Record excerpts |
------------------------------------------------------------

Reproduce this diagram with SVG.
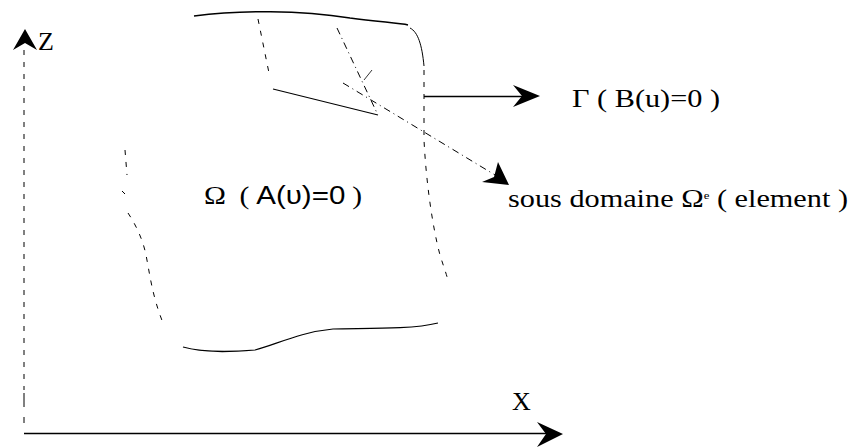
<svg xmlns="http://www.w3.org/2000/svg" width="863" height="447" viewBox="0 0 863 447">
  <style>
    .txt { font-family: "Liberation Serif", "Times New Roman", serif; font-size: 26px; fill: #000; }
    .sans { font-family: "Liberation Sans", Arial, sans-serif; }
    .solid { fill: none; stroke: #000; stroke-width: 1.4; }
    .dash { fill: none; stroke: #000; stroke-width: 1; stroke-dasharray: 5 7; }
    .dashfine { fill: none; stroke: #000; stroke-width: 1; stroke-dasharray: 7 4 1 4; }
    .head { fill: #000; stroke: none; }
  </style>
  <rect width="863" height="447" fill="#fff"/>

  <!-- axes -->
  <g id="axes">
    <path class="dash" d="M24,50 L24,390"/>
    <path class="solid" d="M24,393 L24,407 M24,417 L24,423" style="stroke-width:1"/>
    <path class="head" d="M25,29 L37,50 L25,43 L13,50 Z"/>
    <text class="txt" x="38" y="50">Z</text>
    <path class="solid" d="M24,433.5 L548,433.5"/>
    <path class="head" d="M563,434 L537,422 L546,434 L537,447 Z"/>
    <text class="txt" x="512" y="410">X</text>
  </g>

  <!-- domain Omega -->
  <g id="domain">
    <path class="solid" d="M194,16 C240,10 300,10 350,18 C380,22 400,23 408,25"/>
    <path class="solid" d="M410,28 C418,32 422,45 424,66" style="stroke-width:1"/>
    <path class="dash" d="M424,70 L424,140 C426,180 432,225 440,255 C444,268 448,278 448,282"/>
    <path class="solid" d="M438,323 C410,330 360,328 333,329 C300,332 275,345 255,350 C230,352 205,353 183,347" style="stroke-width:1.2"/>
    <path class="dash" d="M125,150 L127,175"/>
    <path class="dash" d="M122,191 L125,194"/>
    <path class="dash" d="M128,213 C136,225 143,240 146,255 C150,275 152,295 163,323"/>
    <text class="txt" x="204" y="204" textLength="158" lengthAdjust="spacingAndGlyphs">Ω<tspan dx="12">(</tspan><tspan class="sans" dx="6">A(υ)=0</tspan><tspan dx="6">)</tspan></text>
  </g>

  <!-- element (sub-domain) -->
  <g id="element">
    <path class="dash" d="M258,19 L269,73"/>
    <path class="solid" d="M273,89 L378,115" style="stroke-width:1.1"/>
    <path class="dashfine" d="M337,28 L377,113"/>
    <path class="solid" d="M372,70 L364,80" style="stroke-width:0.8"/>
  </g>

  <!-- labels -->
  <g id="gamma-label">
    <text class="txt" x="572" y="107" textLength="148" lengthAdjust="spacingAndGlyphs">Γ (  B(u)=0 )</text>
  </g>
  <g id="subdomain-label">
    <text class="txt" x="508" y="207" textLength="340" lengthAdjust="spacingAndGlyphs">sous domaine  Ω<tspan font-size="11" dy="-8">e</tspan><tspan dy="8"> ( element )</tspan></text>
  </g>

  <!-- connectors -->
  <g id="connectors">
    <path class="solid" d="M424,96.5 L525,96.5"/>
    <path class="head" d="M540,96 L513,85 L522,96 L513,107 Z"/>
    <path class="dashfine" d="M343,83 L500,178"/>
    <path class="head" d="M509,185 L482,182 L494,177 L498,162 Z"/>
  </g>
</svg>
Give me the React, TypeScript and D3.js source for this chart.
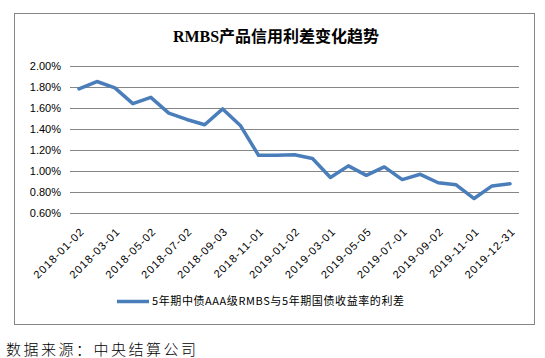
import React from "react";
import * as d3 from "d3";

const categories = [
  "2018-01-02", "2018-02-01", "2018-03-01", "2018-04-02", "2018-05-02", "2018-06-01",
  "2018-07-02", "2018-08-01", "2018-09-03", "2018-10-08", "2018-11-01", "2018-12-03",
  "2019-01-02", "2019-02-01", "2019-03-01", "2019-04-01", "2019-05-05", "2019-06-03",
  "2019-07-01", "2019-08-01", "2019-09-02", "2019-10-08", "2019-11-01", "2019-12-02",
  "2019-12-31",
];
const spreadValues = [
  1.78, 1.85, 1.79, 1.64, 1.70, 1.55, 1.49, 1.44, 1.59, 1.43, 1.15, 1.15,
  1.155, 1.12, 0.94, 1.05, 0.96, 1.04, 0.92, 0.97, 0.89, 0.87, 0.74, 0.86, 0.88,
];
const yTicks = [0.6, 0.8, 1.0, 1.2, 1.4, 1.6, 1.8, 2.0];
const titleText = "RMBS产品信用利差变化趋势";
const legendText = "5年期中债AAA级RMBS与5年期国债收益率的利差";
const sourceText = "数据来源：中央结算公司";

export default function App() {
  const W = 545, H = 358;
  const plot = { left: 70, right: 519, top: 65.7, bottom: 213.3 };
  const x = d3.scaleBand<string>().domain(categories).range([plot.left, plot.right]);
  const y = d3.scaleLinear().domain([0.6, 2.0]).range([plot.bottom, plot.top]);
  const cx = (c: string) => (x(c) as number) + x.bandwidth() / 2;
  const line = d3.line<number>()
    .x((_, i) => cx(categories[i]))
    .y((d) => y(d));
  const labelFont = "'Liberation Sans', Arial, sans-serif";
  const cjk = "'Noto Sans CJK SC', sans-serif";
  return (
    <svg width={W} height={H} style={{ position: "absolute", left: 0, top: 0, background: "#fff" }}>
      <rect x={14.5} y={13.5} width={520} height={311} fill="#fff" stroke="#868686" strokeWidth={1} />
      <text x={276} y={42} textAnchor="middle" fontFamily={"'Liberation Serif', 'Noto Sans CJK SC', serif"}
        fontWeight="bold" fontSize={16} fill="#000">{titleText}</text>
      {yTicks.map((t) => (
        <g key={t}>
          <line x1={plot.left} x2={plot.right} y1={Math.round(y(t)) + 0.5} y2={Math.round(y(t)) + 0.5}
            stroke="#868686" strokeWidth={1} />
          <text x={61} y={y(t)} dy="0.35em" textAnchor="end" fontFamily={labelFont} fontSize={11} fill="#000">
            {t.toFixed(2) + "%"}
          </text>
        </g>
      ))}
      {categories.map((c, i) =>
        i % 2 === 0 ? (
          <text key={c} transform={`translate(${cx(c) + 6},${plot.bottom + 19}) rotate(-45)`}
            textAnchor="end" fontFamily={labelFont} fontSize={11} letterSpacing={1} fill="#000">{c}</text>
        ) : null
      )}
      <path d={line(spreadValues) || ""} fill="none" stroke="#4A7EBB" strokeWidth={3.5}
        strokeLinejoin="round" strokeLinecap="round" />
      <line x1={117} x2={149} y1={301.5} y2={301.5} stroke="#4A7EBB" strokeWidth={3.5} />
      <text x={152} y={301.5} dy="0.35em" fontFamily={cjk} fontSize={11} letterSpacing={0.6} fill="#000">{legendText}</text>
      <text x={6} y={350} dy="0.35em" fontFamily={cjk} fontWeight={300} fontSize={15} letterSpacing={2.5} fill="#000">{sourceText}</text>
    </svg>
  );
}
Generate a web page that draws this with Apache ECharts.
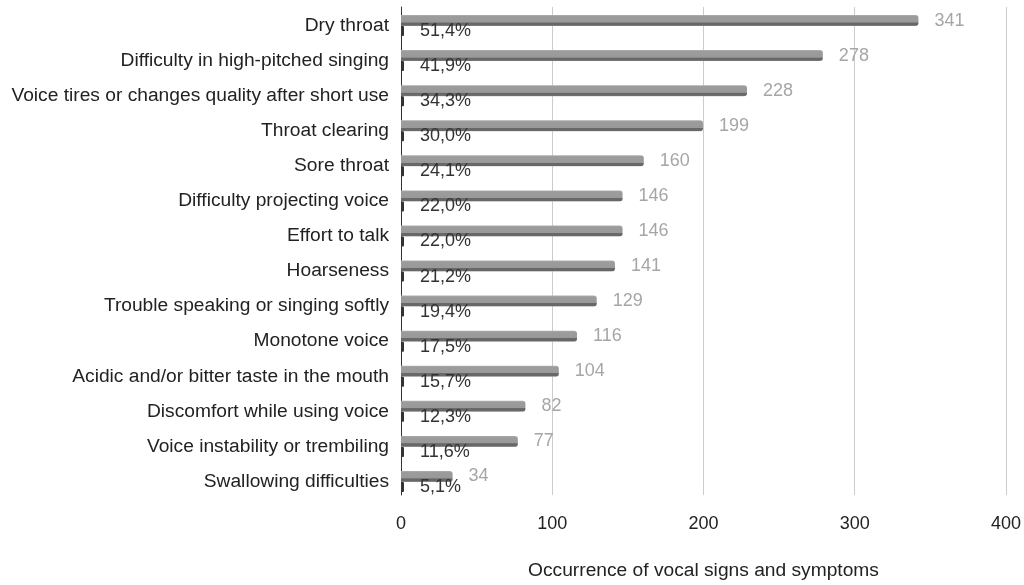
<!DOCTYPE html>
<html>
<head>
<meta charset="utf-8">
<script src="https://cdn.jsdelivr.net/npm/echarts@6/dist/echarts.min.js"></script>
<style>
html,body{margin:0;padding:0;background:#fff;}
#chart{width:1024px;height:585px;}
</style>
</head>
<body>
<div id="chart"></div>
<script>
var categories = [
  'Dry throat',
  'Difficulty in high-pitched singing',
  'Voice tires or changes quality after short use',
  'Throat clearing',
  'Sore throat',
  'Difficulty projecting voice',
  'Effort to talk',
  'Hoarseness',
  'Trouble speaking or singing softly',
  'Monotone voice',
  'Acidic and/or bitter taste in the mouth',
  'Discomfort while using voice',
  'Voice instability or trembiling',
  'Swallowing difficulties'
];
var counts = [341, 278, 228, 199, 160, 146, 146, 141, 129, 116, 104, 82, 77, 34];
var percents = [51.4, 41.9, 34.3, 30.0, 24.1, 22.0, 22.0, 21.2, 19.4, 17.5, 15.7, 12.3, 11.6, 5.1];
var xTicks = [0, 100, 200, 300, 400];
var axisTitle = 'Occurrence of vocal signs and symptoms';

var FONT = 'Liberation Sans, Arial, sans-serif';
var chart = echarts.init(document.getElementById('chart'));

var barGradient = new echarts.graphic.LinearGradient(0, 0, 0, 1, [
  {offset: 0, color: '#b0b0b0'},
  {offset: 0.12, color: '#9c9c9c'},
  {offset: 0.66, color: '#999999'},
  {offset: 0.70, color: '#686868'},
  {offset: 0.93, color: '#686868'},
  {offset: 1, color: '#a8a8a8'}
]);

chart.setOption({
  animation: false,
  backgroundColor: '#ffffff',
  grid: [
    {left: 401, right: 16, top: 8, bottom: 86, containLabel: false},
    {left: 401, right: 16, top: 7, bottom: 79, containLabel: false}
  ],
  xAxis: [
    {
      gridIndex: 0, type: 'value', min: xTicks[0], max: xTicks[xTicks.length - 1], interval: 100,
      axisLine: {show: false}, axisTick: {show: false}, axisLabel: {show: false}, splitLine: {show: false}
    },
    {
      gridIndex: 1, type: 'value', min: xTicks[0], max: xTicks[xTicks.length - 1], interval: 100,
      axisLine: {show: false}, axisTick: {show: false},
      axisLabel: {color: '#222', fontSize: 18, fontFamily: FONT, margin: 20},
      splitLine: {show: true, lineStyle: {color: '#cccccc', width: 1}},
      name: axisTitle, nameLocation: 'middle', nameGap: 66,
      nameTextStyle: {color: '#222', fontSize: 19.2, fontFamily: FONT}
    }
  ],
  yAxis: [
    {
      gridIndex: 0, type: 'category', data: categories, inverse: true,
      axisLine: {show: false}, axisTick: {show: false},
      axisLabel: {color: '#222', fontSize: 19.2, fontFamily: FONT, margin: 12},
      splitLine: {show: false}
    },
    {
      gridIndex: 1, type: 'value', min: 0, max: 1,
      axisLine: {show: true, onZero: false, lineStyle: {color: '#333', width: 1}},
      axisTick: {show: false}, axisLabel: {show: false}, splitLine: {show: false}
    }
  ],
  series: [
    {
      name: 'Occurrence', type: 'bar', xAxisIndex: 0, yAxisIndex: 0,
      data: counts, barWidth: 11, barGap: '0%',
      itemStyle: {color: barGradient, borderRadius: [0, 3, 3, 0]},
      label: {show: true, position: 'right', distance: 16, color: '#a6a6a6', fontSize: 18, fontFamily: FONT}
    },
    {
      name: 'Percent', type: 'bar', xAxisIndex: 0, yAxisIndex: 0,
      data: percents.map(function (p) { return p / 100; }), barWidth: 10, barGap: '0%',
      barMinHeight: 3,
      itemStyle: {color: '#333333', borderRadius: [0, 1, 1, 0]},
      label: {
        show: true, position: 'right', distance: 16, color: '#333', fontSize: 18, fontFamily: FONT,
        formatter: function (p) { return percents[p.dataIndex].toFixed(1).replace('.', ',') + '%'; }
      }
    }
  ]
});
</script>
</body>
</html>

------------------------------------------------------------

Exercise objective | Locate the word "React" in the data above. Copy every line carrying it.

Final result |
Give me the React, TypeScript and D3.js source for this chart.
import React from "react";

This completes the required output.